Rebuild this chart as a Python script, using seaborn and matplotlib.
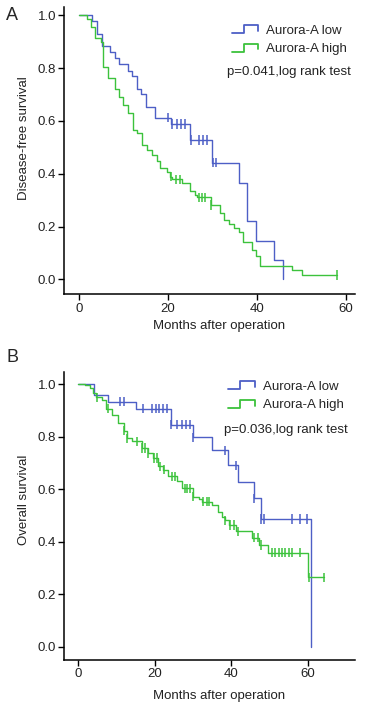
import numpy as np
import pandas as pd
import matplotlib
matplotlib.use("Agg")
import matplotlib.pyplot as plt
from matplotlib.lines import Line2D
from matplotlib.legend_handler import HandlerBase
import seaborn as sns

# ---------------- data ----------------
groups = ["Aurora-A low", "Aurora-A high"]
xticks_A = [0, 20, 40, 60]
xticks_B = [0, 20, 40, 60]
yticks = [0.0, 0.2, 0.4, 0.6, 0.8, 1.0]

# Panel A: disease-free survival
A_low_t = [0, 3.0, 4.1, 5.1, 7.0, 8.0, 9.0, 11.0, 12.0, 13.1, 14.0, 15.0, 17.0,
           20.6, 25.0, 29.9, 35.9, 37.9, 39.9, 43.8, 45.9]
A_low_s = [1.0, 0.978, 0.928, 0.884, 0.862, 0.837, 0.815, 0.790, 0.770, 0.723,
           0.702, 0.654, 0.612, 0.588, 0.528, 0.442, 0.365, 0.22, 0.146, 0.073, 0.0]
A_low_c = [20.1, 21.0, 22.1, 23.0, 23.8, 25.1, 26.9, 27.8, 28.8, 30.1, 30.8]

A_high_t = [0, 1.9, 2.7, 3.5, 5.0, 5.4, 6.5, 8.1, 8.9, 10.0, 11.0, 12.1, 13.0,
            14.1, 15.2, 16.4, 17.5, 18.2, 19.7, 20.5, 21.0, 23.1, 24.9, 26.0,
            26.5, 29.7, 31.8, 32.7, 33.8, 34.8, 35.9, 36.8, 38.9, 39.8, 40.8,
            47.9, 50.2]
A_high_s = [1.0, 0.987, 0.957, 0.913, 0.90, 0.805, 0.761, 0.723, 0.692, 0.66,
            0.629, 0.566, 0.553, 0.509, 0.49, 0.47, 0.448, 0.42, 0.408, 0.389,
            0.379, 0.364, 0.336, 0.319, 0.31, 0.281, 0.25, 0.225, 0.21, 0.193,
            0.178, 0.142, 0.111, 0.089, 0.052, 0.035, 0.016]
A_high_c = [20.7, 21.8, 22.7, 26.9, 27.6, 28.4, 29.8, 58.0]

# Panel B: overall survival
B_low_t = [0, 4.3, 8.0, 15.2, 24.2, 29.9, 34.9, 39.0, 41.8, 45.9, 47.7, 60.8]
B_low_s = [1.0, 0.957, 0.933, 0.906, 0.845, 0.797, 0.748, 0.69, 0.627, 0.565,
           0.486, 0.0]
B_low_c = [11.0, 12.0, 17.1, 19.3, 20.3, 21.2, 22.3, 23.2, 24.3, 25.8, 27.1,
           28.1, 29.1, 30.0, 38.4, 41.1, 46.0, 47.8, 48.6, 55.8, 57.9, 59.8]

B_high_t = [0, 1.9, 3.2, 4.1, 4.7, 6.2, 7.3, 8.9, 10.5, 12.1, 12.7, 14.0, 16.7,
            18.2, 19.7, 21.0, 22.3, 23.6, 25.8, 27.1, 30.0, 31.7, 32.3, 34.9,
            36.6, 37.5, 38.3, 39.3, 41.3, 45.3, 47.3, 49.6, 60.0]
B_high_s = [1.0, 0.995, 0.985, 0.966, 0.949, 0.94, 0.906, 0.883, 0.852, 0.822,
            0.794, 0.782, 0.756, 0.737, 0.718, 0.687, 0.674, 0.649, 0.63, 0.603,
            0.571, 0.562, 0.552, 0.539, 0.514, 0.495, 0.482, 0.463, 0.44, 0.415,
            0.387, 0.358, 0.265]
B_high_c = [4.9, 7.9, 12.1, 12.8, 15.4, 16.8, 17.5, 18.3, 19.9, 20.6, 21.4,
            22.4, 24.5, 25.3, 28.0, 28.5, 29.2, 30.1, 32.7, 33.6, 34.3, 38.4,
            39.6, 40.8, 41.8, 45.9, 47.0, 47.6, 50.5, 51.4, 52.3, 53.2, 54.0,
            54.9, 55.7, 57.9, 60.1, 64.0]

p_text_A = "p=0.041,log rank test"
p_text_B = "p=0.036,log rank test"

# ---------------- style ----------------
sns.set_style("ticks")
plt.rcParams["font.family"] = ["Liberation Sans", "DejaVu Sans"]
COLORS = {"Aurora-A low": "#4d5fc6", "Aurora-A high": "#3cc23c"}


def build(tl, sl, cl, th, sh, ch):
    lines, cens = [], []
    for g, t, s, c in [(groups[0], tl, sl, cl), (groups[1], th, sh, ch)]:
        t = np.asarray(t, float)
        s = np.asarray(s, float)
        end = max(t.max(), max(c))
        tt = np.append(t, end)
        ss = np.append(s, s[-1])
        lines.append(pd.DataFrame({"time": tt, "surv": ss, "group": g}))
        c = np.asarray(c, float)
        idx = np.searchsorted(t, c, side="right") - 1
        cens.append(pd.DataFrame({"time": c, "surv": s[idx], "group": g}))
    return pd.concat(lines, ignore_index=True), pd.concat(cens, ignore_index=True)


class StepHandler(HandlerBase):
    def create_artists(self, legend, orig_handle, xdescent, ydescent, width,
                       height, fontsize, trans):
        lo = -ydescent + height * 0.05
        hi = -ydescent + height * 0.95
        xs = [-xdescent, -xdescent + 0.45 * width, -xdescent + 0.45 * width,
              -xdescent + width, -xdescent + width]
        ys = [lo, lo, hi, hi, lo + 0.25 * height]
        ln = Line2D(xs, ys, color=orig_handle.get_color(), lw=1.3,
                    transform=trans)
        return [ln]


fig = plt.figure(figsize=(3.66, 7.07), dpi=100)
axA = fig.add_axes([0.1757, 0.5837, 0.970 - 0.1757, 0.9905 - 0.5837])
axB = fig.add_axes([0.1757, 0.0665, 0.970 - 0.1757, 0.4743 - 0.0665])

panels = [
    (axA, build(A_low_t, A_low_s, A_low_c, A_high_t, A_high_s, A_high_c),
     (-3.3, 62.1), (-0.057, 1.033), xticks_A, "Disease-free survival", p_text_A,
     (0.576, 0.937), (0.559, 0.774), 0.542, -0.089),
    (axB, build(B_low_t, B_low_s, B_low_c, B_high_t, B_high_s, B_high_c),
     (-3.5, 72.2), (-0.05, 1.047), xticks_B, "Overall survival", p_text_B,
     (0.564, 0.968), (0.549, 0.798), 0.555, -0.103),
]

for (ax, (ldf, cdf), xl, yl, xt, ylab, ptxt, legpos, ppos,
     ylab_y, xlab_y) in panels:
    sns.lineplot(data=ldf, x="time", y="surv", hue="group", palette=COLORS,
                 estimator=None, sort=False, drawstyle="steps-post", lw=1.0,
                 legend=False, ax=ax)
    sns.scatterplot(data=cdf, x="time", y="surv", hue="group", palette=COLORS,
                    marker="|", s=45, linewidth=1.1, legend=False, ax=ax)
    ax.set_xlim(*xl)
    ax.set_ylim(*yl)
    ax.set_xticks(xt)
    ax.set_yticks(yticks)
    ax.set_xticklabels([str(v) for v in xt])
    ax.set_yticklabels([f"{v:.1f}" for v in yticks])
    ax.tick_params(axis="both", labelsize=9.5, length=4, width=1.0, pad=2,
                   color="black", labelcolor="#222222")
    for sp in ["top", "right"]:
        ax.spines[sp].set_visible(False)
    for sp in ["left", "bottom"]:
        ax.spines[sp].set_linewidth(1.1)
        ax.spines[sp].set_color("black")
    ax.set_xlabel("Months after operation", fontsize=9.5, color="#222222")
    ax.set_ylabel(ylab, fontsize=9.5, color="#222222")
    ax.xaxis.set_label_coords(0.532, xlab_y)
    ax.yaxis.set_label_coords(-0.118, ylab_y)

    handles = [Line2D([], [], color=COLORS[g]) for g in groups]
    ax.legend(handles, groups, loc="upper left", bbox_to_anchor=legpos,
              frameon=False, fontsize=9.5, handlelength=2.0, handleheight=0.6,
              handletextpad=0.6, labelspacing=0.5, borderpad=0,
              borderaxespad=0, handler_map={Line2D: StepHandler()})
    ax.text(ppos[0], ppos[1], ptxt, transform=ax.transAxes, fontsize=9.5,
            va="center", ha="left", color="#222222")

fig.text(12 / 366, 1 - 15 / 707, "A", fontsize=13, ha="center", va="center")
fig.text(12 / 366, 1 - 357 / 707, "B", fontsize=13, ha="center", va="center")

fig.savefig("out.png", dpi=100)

To be done: Starting at the first line of the material, output exactly the lines up to and including the one with "import seaborn as sns". Do not include the pictures.

Exercise answer:
Rebuild this chart as a Python script, using seaborn and matplotlib.
import numpy as np
import pandas as pd
import matplotlib
matplotlib.use("Agg")
import matplotlib.pyplot as plt
from matplotlib.lines import Line2D
from matplotlib.legend_handler import HandlerBase
import seaborn as sns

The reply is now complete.